◆ **WHAT TO PRODUCE**: Print the lines of the listing below verbatim from its first line through the line bearing "14.25, 14.6, 15.05];". Any pictures are to be omitted.

◆ **DATA SECTION**:
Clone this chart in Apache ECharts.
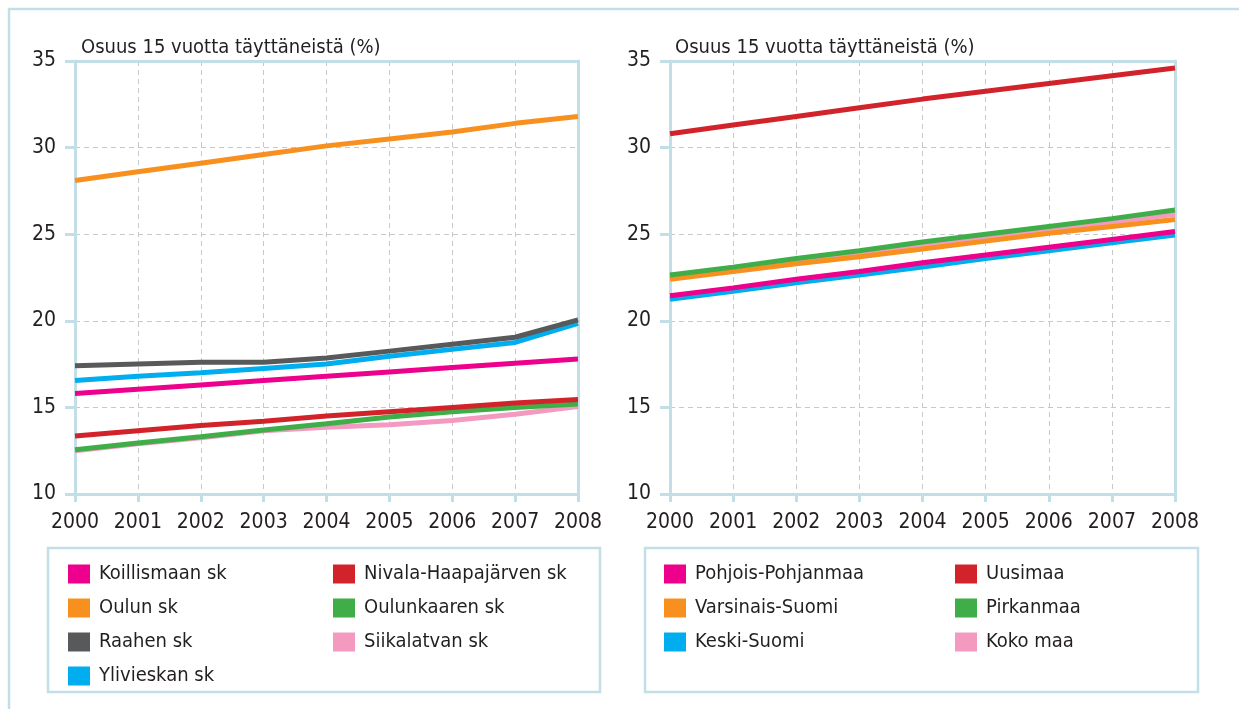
<!DOCTYPE html>
<html>
<head>
<meta charset="utf-8">
<script src="https://cdn.jsdelivr.net/npm/echarts@6/dist/echarts.min.js"></script>
<style>
  html, body { margin: 0; padding: 0; background: #fff; }
  #chart { width: 1239px; height: 709px; }
</style>
</head>
<body>
<div id="chart"></div>
<script>
  var years = ['2000', '2001', '2002', '2003', '2004', '2005', '2006', '2007', '2008'];

  // left panel: seutukunnat
  var koillismaan = [15.8, 16.05, 16.3, 16.55, 16.8, 17.05, 17.3, 17.55, 17.8];
  var oulun = [28.1, 28.6, 29.1, 29.6, 30.1, 30.5, 30.9, 31.4, 31.8];
  var raahen = [17.4, 17.5, 17.6, 17.6, 17.85, 18.25, 18.65, 19.05, 20.05];
  var ylivieskan = [16.55, 16.8, 17.0, 17.25, 17.5, 17.95, 18.35, 18.75, 19.85];
  var nivala = [13.35, 13.65, 13.95, 14.2, 14.5, 14.75, 15.0, 15.25, 15.45];
  var oulunkaaren = [12.55, 12.95, 13.3, 13.7, 14.05, 14.45, 14.75, 15.0, 15.2];
  var siikalatvan = [12.5, 12.9, 13.25, 13.65, 13.85, 14.0, 14.25, 14.6, 15.05];

  // right panel: maakunnat
  var pohjoisPohjanmaa = [21.45, 21.9, 22.4, 22.85, 23.35, 23.8, 24.25, 24.7, 25.15];
  var uusimaa = [30.8, 31.3, 31.8, 32.3, 32.8, 33.25, 33.7, 34.15, 34.6];
  var varsinaisSuomi = [22.4, 22.85, 23.3, 23.7, 24.15, 24.6, 25.05, 25.45, 25.85];
  var pirkanmaa = [22.65, 23.1, 23.6, 24.05, 24.55, 25.0, 25.45, 25.9, 26.4];
  var keskiSuomi = [21.25, 21.7, 22.2, 22.65, 23.1, 23.6, 24.05, 24.5, 24.95];
  var kokoMaa = [22.5, 22.95, 23.4, 23.85, 24.35, 24.8, 25.25, 25.7, 26.15];

  var FONT = '"DejaVu Sans Condensed", "DejaVu Sans", sans-serif';
  var TEXT = '#231f20';
  var FRAME = '#c2dfe8';
  var GRID = '#c8c8c8';

  var colors = {
    magenta: '#ec008c',
    orange: '#f7901e',
    gray: '#58595b',
    blue: '#00aeef',
    red: '#d2232a',
    green: '#3fae49',
    pink: '#f49ac1'
  };

  function line(name, data, color, idx) {
    return {
      name: name,
      type: 'line',
      data: data,
      xAxisIndex: idx,
      yAxisIndex: idx,
      symbol: 'none',
      lineStyle: { width: 5, color: color },
      itemStyle: { color: color }
    };
  }

  function xMain(idx) {
    return {
      type: 'category',
      gridIndex: idx,
      data: years,
      boundaryGap: false,
      axisLine: { lineStyle: { color: FRAME, width: 3 } },
      axisTick: { show: true, length: 8, interval: 0, lineStyle: { color: FRAME, width: 3 } },
      axisLabel: { color: TEXT, fontSize: 21, fontFamily: FONT, margin: 18, interval: 0 },
      splitLine: { show: true, interval: 0, lineStyle: { color: GRID, type: [5, 4], width: 1 } }
    };
  }
  function xTop(idx) {
    return {
      type: 'category', gridIndex: idx, data: years, boundaryGap: false, position: 'top',
      axisLine: { lineStyle: { color: FRAME, width: 3 } },
      axisTick: { show: false }, axisLabel: { show: false }, splitLine: { show: false }
    };
  }
  function yMain(idx) {
    return {
      type: 'value',
      gridIndex: idx,
      min: 10, max: 35, interval: 5,
      axisLine: { show: true, lineStyle: { color: FRAME, width: 3 } },
      axisTick: { show: true, length: 10, lineStyle: { color: FRAME, width: 3 } },
      axisLabel: { color: TEXT, fontSize: 21, fontFamily: FONT, margin: 19 },
      splitLine: { show: true, lineStyle: { color: GRID, type: [5, 4], width: 1 } }
    };
  }
  function yRight(idx) {
    return {
      type: 'value', gridIndex: idx, min: 10, max: 35, interval: 5, position: 'right',
      axisLine: { show: true, lineStyle: { color: FRAME, width: 3 } },
      axisTick: { show: false }, axisLabel: { show: false }, splitLine: { show: false }
    };
  }

  function legend(names, left) {
    return {
      orient: 'vertical',
      left: left,
      top: 559,
      data: names,
      icon: 'rect',
      itemWidth: 22,
      itemHeight: 19,
      itemGap: 14,
      selectedMode: false,
      textStyle: { color: TEXT, fontSize: 20, lineHeight: 19, fontFamily: FONT, padding: [0, 0, 0, 4] }
    };
  }

  var chart = echarts.init(document.getElementById('chart'));

  chart.setOption({
    animation: false,
    title: [
      { text: 'Osuus 15 vuotta täyttäneistä (%)', left: 76, top: 33,
        textStyle: { color: TEXT, fontSize: 20, fontWeight: 'normal', fontFamily: FONT } },
      { text: 'Osuus 15 vuotta täyttäneistä (%)', left: 670, top: 33,
        textStyle: { color: TEXT, fontSize: 20, fontWeight: 'normal', fontFamily: FONT } }
    ],
    grid: [
      { left: 75, top: 61, width: 503, height: 433 },
      { left: 670, top: 61, width: 505, height: 433 }
    ],
    xAxis: [xMain(0), xMain(1), xTop(0), xTop(1)],
    yAxis: [yMain(0), yMain(1), yRight(0), yRight(1)],
    legend: [
      legend(['Koillismaan sk', 'Oulun sk', 'Raahen sk', 'Ylivieskan sk'], 63),
      legend(['Nivala-Haapajärven sk', 'Oulunkaaren sk', 'Siikalatvan sk'], 328),
      legend(['Pohjois-Pohjanmaa', 'Varsinais-Suomi', 'Keski-Suomi'], 659),
      legend(['Uusimaa', 'Pirkanmaa', 'Koko maa'], 950)
    ],
    graphic: [
      { type: 'rect', silent: true, z: -1,
        shape: { x: 9, y: 9, width: 1300, height: 800 },
        style: { fill: 'none', stroke: FRAME, lineWidth: 2.5 } },
      { type: 'rect', silent: true, z: -1,
        shape: { x: 48, y: 548, width: 552, height: 144 },
        style: { fill: 'none', stroke: FRAME, lineWidth: 2.5 } },
      { type: 'rect', silent: true, z: -1,
        shape: { x: 645, y: 548, width: 553, height: 144 },
        style: { fill: 'none', stroke: FRAME, lineWidth: 2.5 } }
    ],
    series: [
      line('Siikalatvan sk', siikalatvan, colors.pink, 0),
      line('Oulunkaaren sk', oulunkaaren, colors.green, 0),
      line('Nivala-Haapajärven sk', nivala, colors.red, 0),
      line('Ylivieskan sk', ylivieskan, colors.blue, 0),
      line('Raahen sk', raahen, colors.gray, 0),
      line('Koillismaan sk', koillismaan, colors.magenta, 0),
      line('Oulun sk', oulun, colors.orange, 0),

      line('Koko maa', kokoMaa, colors.pink, 1),
      line('Varsinais-Suomi', varsinaisSuomi, colors.orange, 1),
      line('Pirkanmaa', pirkanmaa, colors.green, 1),
      line('Keski-Suomi', keskiSuomi, colors.blue, 1),
      line('Pohjois-Pohjanmaa', pohjoisPohjanmaa, colors.magenta, 1),
      line('Uusimaa', uusimaa, colors.red, 1)
    ]
  });
</script>
</body>
</html>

◆ **THE SOLUTION**:
Clone this chart in Apache ECharts.
<!DOCTYPE html>
<html>
<head>
<meta charset="utf-8">
<script src="https://cdn.jsdelivr.net/npm/echarts@6/dist/echarts.min.js"></script>
<style>
  html, body { margin: 0; padding: 0; background: #fff; }
  #chart { width: 1239px; height: 709px; }
</style>
</head>
<body>
<div id="chart"></div>
<script>
  var years = ['2000', '2001', '2002', '2003', '2004', '2005', '2006', '2007', '2008'];

  // left panel: seutukunnat
  var koillismaan = [15.8, 16.05, 16.3, 16.55, 16.8, 17.05, 17.3, 17.55, 17.8];
  var oulun = [28.1, 28.6, 29.1, 29.6, 30.1, 30.5, 30.9, 31.4, 31.8];
  var raahen = [17.4, 17.5, 17.6, 17.6, 17.85, 18.25, 18.65, 19.05, 20.05];
  var ylivieskan = [16.55, 16.8, 17.0, 17.25, 17.5, 17.95, 18.35, 18.75, 19.85];
  var nivala = [13.35, 13.65, 13.95, 14.2, 14.5, 14.75, 15.0, 15.25, 15.45];
  var oulunkaaren = [12.55, 12.95, 13.3, 13.7, 14.05, 14.45, 14.75, 15.0, 15.2];
  var siikalatvan = [12.5, 12.9, 13.25, 13.65, 13.85, 14.0, 14.25, 14.6, 15.05];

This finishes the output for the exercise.